There is also going to be much talk about the film being misogynistic. The arguments for and against this belief will have some justification either way, but the film must be seen before these elements can be fully discussed. Which honestly, I think is the point of the film. It is suppose to pose questions on tough, hard to answer topics.
Which leads me to the positives of the film. The film is one of the smartest, more divisive films a major Hollywood studio will release this year, and probably anytime in the near future, and that is commendable on its own. It’s a major risk for a studio to fund, and under Fincher’s direction and the two lead performances, the film more than makes the risk a success. Any film that is basically a full on attack on modern marriages and media power is going to need to strong directing and controlled acting and storytelling, and the film has that in spates.
Ben Affleck is the anchor of the film. He is in nearly every scene until maybe 75% into the film where it does become more exclusively Amy’s story, but Affleck gives it his all. This is simply the best acting he has ever done. As for his sparring partner in this battle of the sexes film, Rosamund Pike absolutely owns every scene she is in. She is electrifying from start to finish, and is asked to portray vulnerability, sadness, fear, love, hatred, innocence and pure evil, sometimes all in the same scene and she nails it. If she doesn’t receive at least an Oscar nomination for her work, I think more than a few people will call foul on the Academy’s decision. It’s by far the best performance I have seen this year.
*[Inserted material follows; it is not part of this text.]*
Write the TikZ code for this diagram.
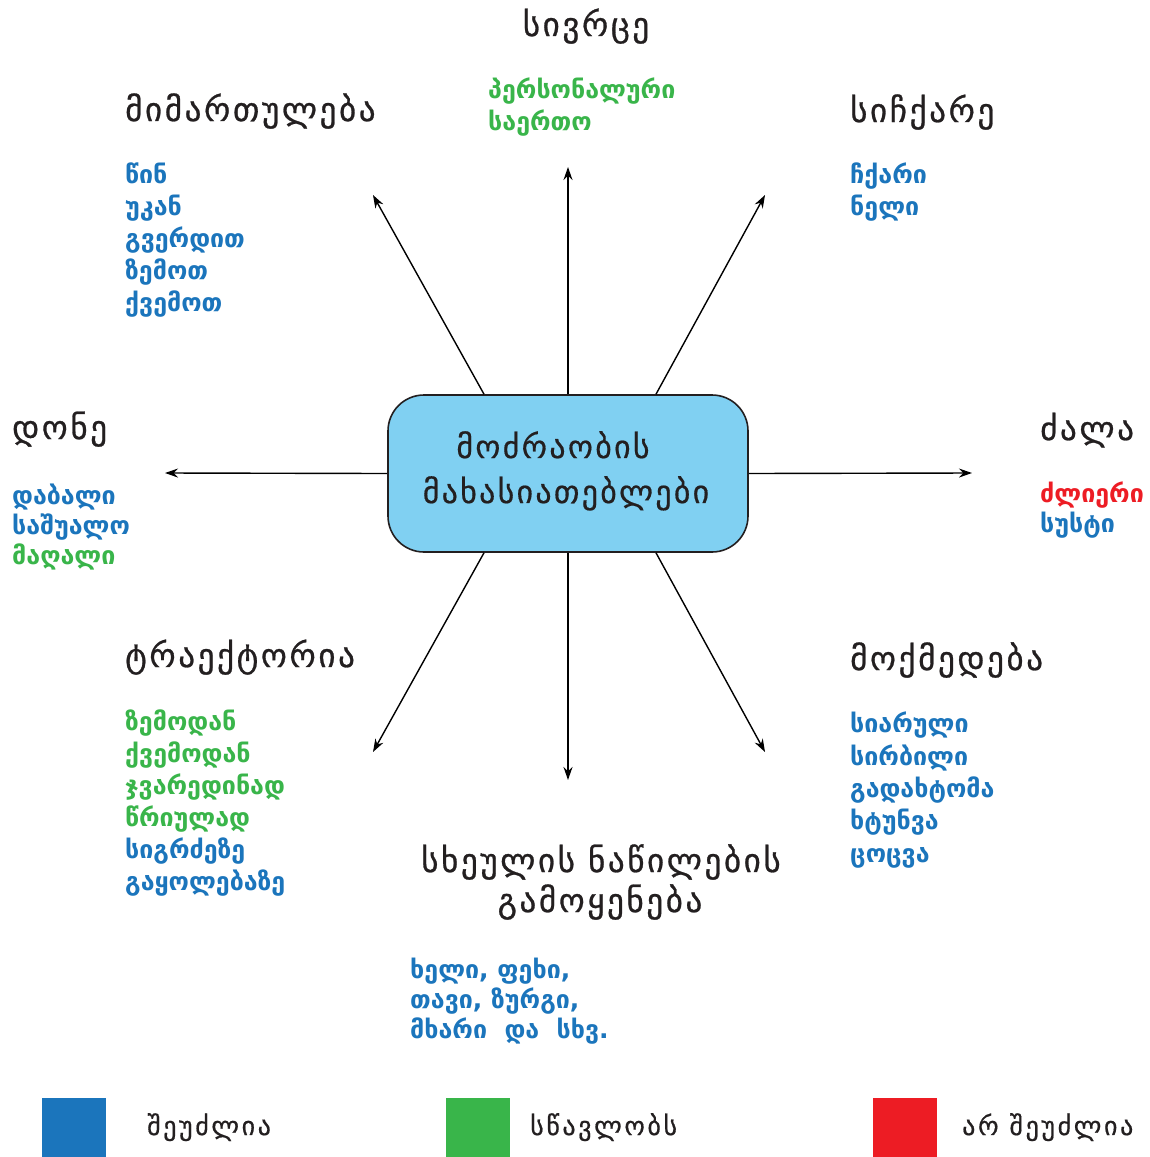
\documentclass[tikz,border=0pt]{standalone}
\usepackage{fontspec}
\setmainfont{DejaVu Sans}
\newfontfamily\geofam{DejaVu Sans}
\newfontfamily\hdfam[LetterSpace=8,FakeBold=0.8]{DejaVu Sans}
\newfontfamily\ctfam[LetterSpace=7,FakeBold=0.5]{DejaVu Sans}
\newfontfamily\lgfam[LetterSpace=10,FakeBold=0.6]{DejaVu Sans}
\usetikzlibrary{arrows.meta,calc}
\definecolor{cblue}{HTML}{1B75BC}
\definecolor{cgreen}{HTML}{39B54A}
\definecolor{cred}{HTML}{ED1C24}
\definecolor{cbox}{HTML}{80D0F2}
\definecolor{cdark}{HTML}{231F20}
\newcommand\hdfont{\hdfam\fontsize{33}{35}\selectfont}
\newcommand\itfont{\geofam\bfseries\fontsize{25}{28}\selectfont}
\newcommand\ctfont{\ctfam\fontsize{32}{34}\selectfont}
\newcommand\lgfont{\lgfam\fontsize{26}{28}\selectfont}
\begin{document}
\begin{tikzpicture}[x=1pt,y=-1pt,
  hd/.style={font=\hdfont, text=cdark, inner sep=0pt, anchor=base west},
  itm/.style={font=\itfont, inner sep=0pt, anchor=base west},
  arr/.style={draw=black, line width=1.4pt, -{Stealth[length=13pt,width=9pt]}},
  lg/.style={font=\lgfont, text=cdark, inner sep=0pt, anchor=base west},
  sq/.style={minimum width=64pt, minimum height=60pt, inner sep=0pt, anchor=north west}]
\useasboundingbox (0,0) rectangle (1149,1157);
\fill[white] (0,0) rectangle (1149,1157);

% centre box
\node[draw=cdark, line width=1.6pt, fill=cbox, rounded corners=36pt,
      minimum width=360pt, minimum height=157pt, inner sep=0pt] (box) at (568,473.5) {};
\node[font=\ctfont, text=cdark, inner sep=0pt, anchor=base] (c1) at (553,458) {მოძრაობის};
\node[font=\ctfont, text=cdark, inner sep=0pt, anchor=base] (c2) at (566,503) {მახასიათებლები};

% arrow end points
\coordinate (eN)  at (568,167);
\coordinate (eNW) at (373,195);
\coordinate (eNE) at (765,195);
\coordinate (eW)  at (165,473);
\coordinate (eE)  at (972,473);
\coordinate (eS)  at (568,780);
\coordinate (eSW) at (373,752);
\coordinate (eSE) at (765,752);

\draw[arr] (box.north) -- (eN);
\draw[arr] ([xshift=-84pt]box.north) -- (eNW);
\draw[arr] ([xshift=88pt]box.north) -- (eNE);
\draw[arr] (box.west) -- (eW);
\draw[arr] (box.east) -- (eE);
\draw[arr] (box.south) -- (eS);
\draw[arr] ([xshift=-84pt]box.south) -- (eSW);
\draw[arr] ([xshift=88pt]box.south) -- (eSE);

% headings
\node[hd, anchor=base] (hSp) at (586,36) {სივრცე};
\node[hd] (hDir) at (125,121) {მიმართულება};
\node[hd] (hSpd) at (850,122) {სიჩქარე};
\node[hd] (hLev) at (12,439) {დონე};
\node[hd] (hFor) at (1040,440) {ძალა};
\node[hd] (hTr) at (125,667) {ტრაექტორია};
\node[hd] (hAct) at (850,670) {მოქმედება};
\node[hd, anchor=base] (hB1) at (601,872) {სხეულის ნაწილების};
\node[hd, anchor=base] (hB2) at (600,912) {გამოყენება};

% space
\node[itm, text=cgreen] (sp1) at (488,98) {პერსონალური};
\node[itm, text=cgreen] (sp2) at (488,130) {საერთო};
% direction
\node[itm, text=cblue] (d1) at (125,183) {წინ};
\node[itm, text=cblue] (d2) at (125,215) {უკან};
\node[itm, text=cblue] (d3) at (125,247) {გვერდით};
\node[itm, text=cblue] (d4) at (125,279) {ზემოთ};
\node[itm, text=cblue] (d5) at (125,311) {ქვემოთ};
% speed
\node[itm, text=cblue] (s1) at (850,183) {ჩქარი};
\node[itm, text=cblue] (s2) at (850,215) {ნელი};
% level
\node[itm, text=cblue] (l1) at (12,504) {დაბალი};
\node[itm, text=cblue] (l2) at (12,534) {საშუალო};
\node[itm, text=cgreen] (l3) at (12,564) {მაღალი};
% force
\node[itm, text=cred] (f1) at (1040,502) {ძლიერი};
\node[itm, text=cblue] (f2) at (1040,532) {სუსტი};
% trajectory
\node[itm, text=cgreen] (t1) at (125,730) {ზემოდან};
\node[itm, text=cgreen] (t2) at (125,762) {ქვემოდან};
\node[itm, text=cgreen] (t3) at (125,794) {ჯვარედინად};
\node[itm, text=cgreen] (t4) at (125,826) {წრიულად};
\node[itm, text=cblue] (t5) at (125,858) {სიგრძეზე};
\node[itm, text=cblue] (t6) at (125,890) {გაყოლებაზე};
% action
\node[itm, text=cblue] (a1) at (850,732) {სიარული};
\node[itm, text=cblue] (a2) at (850,765) {სირბილი};
\node[itm, text=cblue] (a3) at (850,797) {გადახტომა};
\node[itm, text=cblue] (a4) at (850,829) {ხტუნვა};
\node[itm, text=cblue] (a5) at (850,862) {ცოცვა};
% body parts
\node[itm, text=cblue] (b1) at (410,978) {ხელი, ფეხი,};
\node[itm, text=cblue] (b2) at (410,1008) {თავი, ზურგი,};
\node[itm, text=cblue] (b3) at (410,1038) {მხარი\ \ და\ \ სხვ.};

% legend
\node[sq, fill=cblue] (q1) at (42,1098) {};
\node[sq, fill=cgreen] (q2) at (446,1098) {};
\node[sq, fill=cred] (q3) at (873,1098) {};
\node[lg] (g1) at (147,1135) {შეუძლია};
\node[lg] (g2) at (530,1135) {სწავლობს};
\node[lg] (g3) at (962,1135) {არ შეუძლია};
\end{tikzpicture}
\end{document}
Behind the camera there is a lot of stylish, award worthy work much like the performances. David Fincher has made better, more satisfying films, but nonetheless, he is still top notch here, turning an otherwise pulpy story into master filmmaking. No one directs quite like, or as well as Fincher. The cinematography by Jeff Cronenweth and especially the editing by Kirk Baxter are also noticeable standouts. They will likely both be in the running for not just an Oscar nomination, but possibly the win. The score by Atticus Ross and Trent Reznor, while mostly subtle throughout, might be the most eerie score they have done. Which is saying a lot since they also did the music for the past two Fincher films (The Social Network, which they won the Oscar for, and The Girl with a Dragon Tattoo).
Overall, Gone Girl, isn’t Fincher’s best film, but it’s still leaps ahead of almost every other film released this year and is definite must see for anyone who wants a smart, tense, brilliantly acted, brutally funny, technically precise and wholly mesmerizing psychological thriller.